Salem's contribution to the Revolution also extended into the realm of knowledge and science. Nathaniel Bowditch, born in Salem in 1773, grew up in the maritime culture that the Revolution both disrupted and energized. Though too young to serve in the war, Bowditch's later masterwork, The New American Practical Navigator, published in 1802, was a direct product of Salem's seafaring tradition — a tradition that the Revolution had transformed from a colonial enterprise into a proudly American one. Bowditch's work revolutionized navigation and remained the standard reference for mariners well into the modern era, a testament to the intellectual capital that Salem's maritime world generated.
What makes Salem distinctive in the broader story of the American Revolution is the integration of its contributions. This was not a town that played a single role — it was simultaneously a political capital, a site of armed resistance, a naval base, a legal jurisdiction for wartime adjudication, and a commercial engine that financed the rebellion. Salem demonstrated that revolution was not only a matter of armies and congresses; it was a matter of harbors, ships, courts, and the willingness of a mercantile community to risk everything it had built.
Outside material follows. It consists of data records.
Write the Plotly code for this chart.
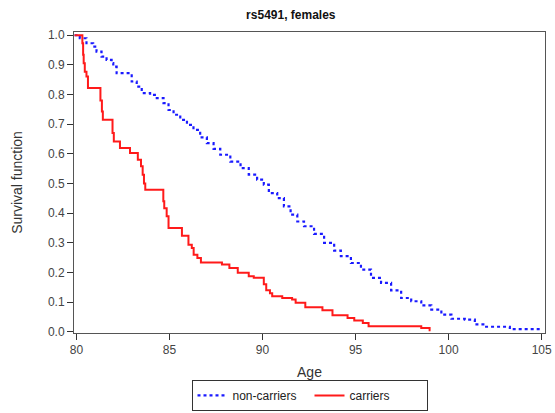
import plotly.graph_objects as go

# Non-carriers (blue dotted) Kaplan-Meier estimates
nc_age = [79.9, 80.18, 80.54, 80.90, 81.08, 81.35, 81.62, 81.89, 81.98, 82.16, 82.97,
          83.24, 83.51, 83.96, 84.32, 84.68, 84.95, 85.22, 85.58, 85.94, 86.29, 86.65,
          87.01, 87.37, 87.73, 88.27, 88.82, 89.26, 89.71, 90.07, 90.34, 90.79, 91.15,
          91.51, 91.87, 92.23, 92.77, 93.31, 93.85, 94.21, 94.75, 95.29, 95.83, 96.37,
          96.91, 97.45, 97.99, 98.53, 99.07, 99.61, 100.15, 100.87, 101.41, 101.95,
          103.29, 105.0]
nc_surv = [1.0, 0.990, 0.973, 0.962, 0.945, 0.928, 0.917, 0.906, 0.894, 0.872, 0.844,
           0.827, 0.805, 0.799, 0.788, 0.771, 0.748, 0.732, 0.715, 0.698, 0.681, 0.656,
           0.636, 0.617, 0.597, 0.574, 0.552, 0.530, 0.513, 0.496, 0.468, 0.451, 0.423,
           0.395, 0.372, 0.356, 0.330, 0.300, 0.274, 0.255, 0.232, 0.210, 0.182, 0.165,
           0.140, 0.114, 0.103, 0.089, 0.075, 0.058, 0.044, 0.041, 0.025, 0.017,
           0.009, 0.009]

# Carriers (red solid)
c_age = [79.9, 80.32, 80.36, 80.39, 80.45, 80.54, 80.62, 81.29, 81.37, 81.42, 81.94,
         82.01, 82.34, 82.88, 83.30, 83.47, 83.56, 83.63, 83.70, 84.67, 84.72, 84.85,
         84.95, 85.67, 86.02, 86.20, 86.30, 86.50, 86.69, 87.82, 88.22, 88.67, 89.26,
         89.53, 90.07, 90.20, 90.40, 90.52, 91.06, 91.59, 91.78, 92.30, 93.22, 93.76,
         94.57, 94.93, 95.39, 95.70, 98.53, 98.98, 99.03]
c_surv = [1.0, 0.973, 0.934, 0.906, 0.877, 0.861, 0.822, 0.780, 0.743, 0.715, 0.670,
          0.642, 0.620, 0.603, 0.580, 0.558, 0.530, 0.500, 0.479, 0.440, 0.417, 0.390,
          0.350, 0.324, 0.294, 0.283, 0.260, 0.249, 0.234, 0.227, 0.215, 0.199, 0.187,
          0.182, 0.160, 0.140, 0.130, 0.120, 0.114, 0.109, 0.098, 0.083, 0.073, 0.056,
          0.047, 0.038, 0.030, 0.019, 0.013, 0.005, 0.005]

x_ticks = [80, 85, 90, 95, 100, 105]
y_ticks = [0.0, 0.1, 0.2, 0.3, 0.4, 0.5, 0.6, 0.7, 0.8, 0.9, 1.0]

fig = go.Figure()
fig.add_trace(go.Scatter(x=nc_age, y=nc_surv, mode="lines", name="non-carriers",
                         line=dict(color="#1a1aff", width=2.2, dash="dot", shape="hv")))
fig.add_trace(go.Scatter(x=c_age, y=c_surv, mode="lines", name="carriers",
                         line=dict(color="#ff1a1a", width=2, shape="hv")))

font = "Liberation Sans, Arial, sans-serif"
fig.update_layout(
    width=555, height=413,
    margin=dict(l=74, r=10, t=32, b=80, autoexpand=False),
    paper_bgcolor="white", plot_bgcolor="white",
    font=dict(family=font, size=12, color="#333333"),
    title=dict(text="<b>rs5491, females</b>", x=0.524, xanchor="center", y=0.964,
               yanchor="middle", font=dict(family=font, size=12, color="#111111")),
    showlegend=True,
    legend=dict(orientation="h", x=0.5, xanchor="center", xref="paper",
                y=0.005, yanchor="bottom", yref="container",
                bordercolor="#333333", borderwidth=1, font=dict(size=12, color="#222222"),
                itemwidth=30, entrywidth=72, valign="middle"),
    xaxis=dict(range=[79.87, 105.18], tickvals=x_ticks, ticks="outside", ticklen=6,
               tickcolor="#333333", showline=True, linecolor="#555555", linewidth=1,
               mirror=True, showgrid=False, zeroline=False, automargin=False,
               title=dict(text="Age", standoff=12), tickfont=dict(size=12, color="#444444")),
    yaxis=dict(range=[-0.004, 1.011], tickvals=y_ticks, tickformat=".1f", ticks="outside",
               ticklen=6, tickcolor="#333333", showline=True, linecolor="#555555",
               linewidth=1, mirror=True, showgrid=False, zeroline=False, automargin=False,
               title=dict(text="Survival function", standoff=22),
               tickfont=dict(size=12, color="#444444")),
)

# remove the default 8px page margin so the figure fills the window exactly
fig.write_html("out.html", config={"displayModeBar": False},
               post_script="document.body.style.margin='0';")
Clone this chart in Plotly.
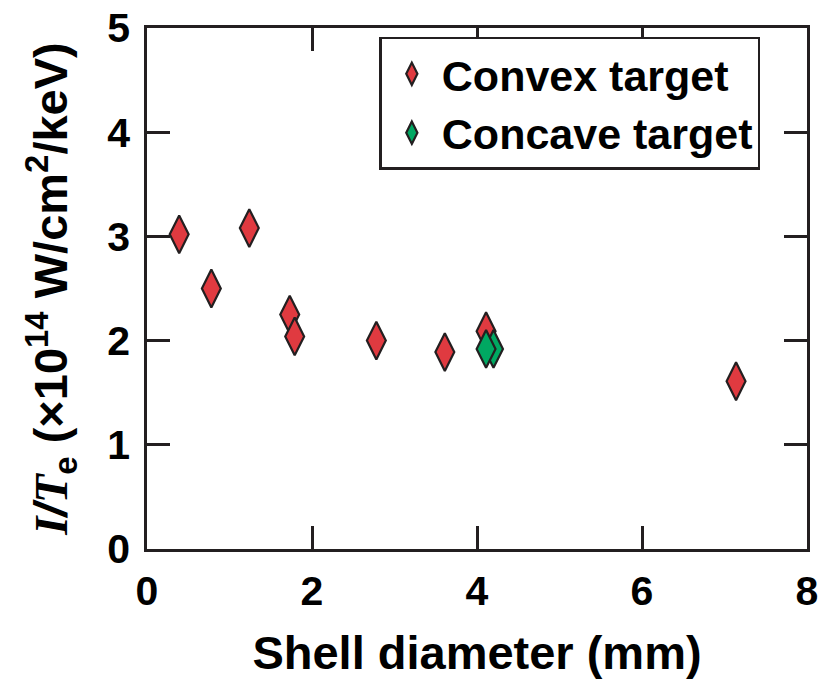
import plotly.graph_objects as go

convex_x = [0.39, 0.78, 1.24, 1.73, 1.79, 2.78, 3.61, 4.11, 7.14]
convex_y = [3.02, 2.50, 3.08, 2.25, 2.04, 2.00, 1.89, 2.09, 1.61]
concave_x = [4.20, 4.11]
concave_y = [1.92, 1.92]

x_ticks = [0, 2, 4, 6, 8]
y_ticks = [0, 1, 2, 3, 4, 5]

FONT = "Liberation Sans, Arial, sans-serif"
OUT = "#231F20"

fig = go.Figure()
fig.add_trace(go.Scatter(
    x=convex_x, y=convex_y, mode="markers", name="<b>Convex target</b>",
    marker=dict(symbol="diamond-tall", size=27, color="#E03A40",
                line=dict(color=OUT, width=2.2)),
))
fig.add_trace(go.Scatter(
    x=concave_x, y=concave_y, mode="markers", name="<b>Concave target</b>",
    marker=dict(symbol="diamond-tall", size=27, color="#00A862",
                line=dict(color=OUT, width=2.2)),
))

axis_common = dict(
    showline=True, linecolor=OUT, linewidth=2.5, mirror="allticks",
    ticks="inside", ticklen=23, tickwidth=2.5, tickcolor=OUT,
    showgrid=False, zeroline=False, automargin=False,
    tickfont=dict(family=FONT, size=41, color="black"),
)

fig.update_layout(
    width=830, height=679,
    margin=dict(l=147, r=23, t=28, b=130),
    plot_bgcolor="white", paper_bgcolor="white",
    showlegend=True,
    legend=dict(
        x=0.352, y=0.983, xanchor="left", yanchor="top",
        bordercolor=OUT, borderwidth=2.5, bgcolor="white",
        font=dict(family=FONT, size=43, color="black"),
        itemsizing="trace", tracegroupgap=0, itemwidth=50,
    ),
    xaxis=dict(
        range=[0, 8], tickvals=x_ticks, ticktext=[f"<b>{v}</b>" for v in x_ticks],
        title=dict(text="<b>Shell diameter (mm)</b>",
                   font=dict(family=FONT, size=47, color="black"), standoff=24),
        ticklabelstandoff=4,
        **axis_common,
    ),
    yaxis=dict(
        range=[0, 5], tickvals=y_ticks, ticktext=[f"<b>{v}</b>" for v in y_ticks],
        title=dict(text="<b><i><span style='font-family:Liberation Serif'>I</span>/<span style='font-family:Liberation Serif'>T</span></i><sub>e</sub> (×10<sup>14</sup> W/cm<sup>2</sup>/keV)</b>",
                   font=dict(family=FONT, size=47, color="black"), standoff=25),
        ticklabelstandoff=6,
        **axis_common,
    ),
)

fig.write_html("out.html")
Modern visitors, students, and teachers should care about Salem's Revolutionary history because it complicates and enriches the story we think we know. The Revolution was not won only at Bunker Hill, Valley Forge, and Yorktown. It was won in counting houses and on quarterdecks, in prize courts and on Atlantic crossings, by men like the Derbys and Pickering who understood that economic power and political liberty were inseparable. Salem's waterfront, its surviving wharves and historic buildings, its customs house and maritime heritage — these are not merely relics of a picturesque past. They are monuments to a community that helped forge a nation, not just with muskets and manifestos, but with sails, cargo holds, and an unbreakable conviction that the sea belonged to free men.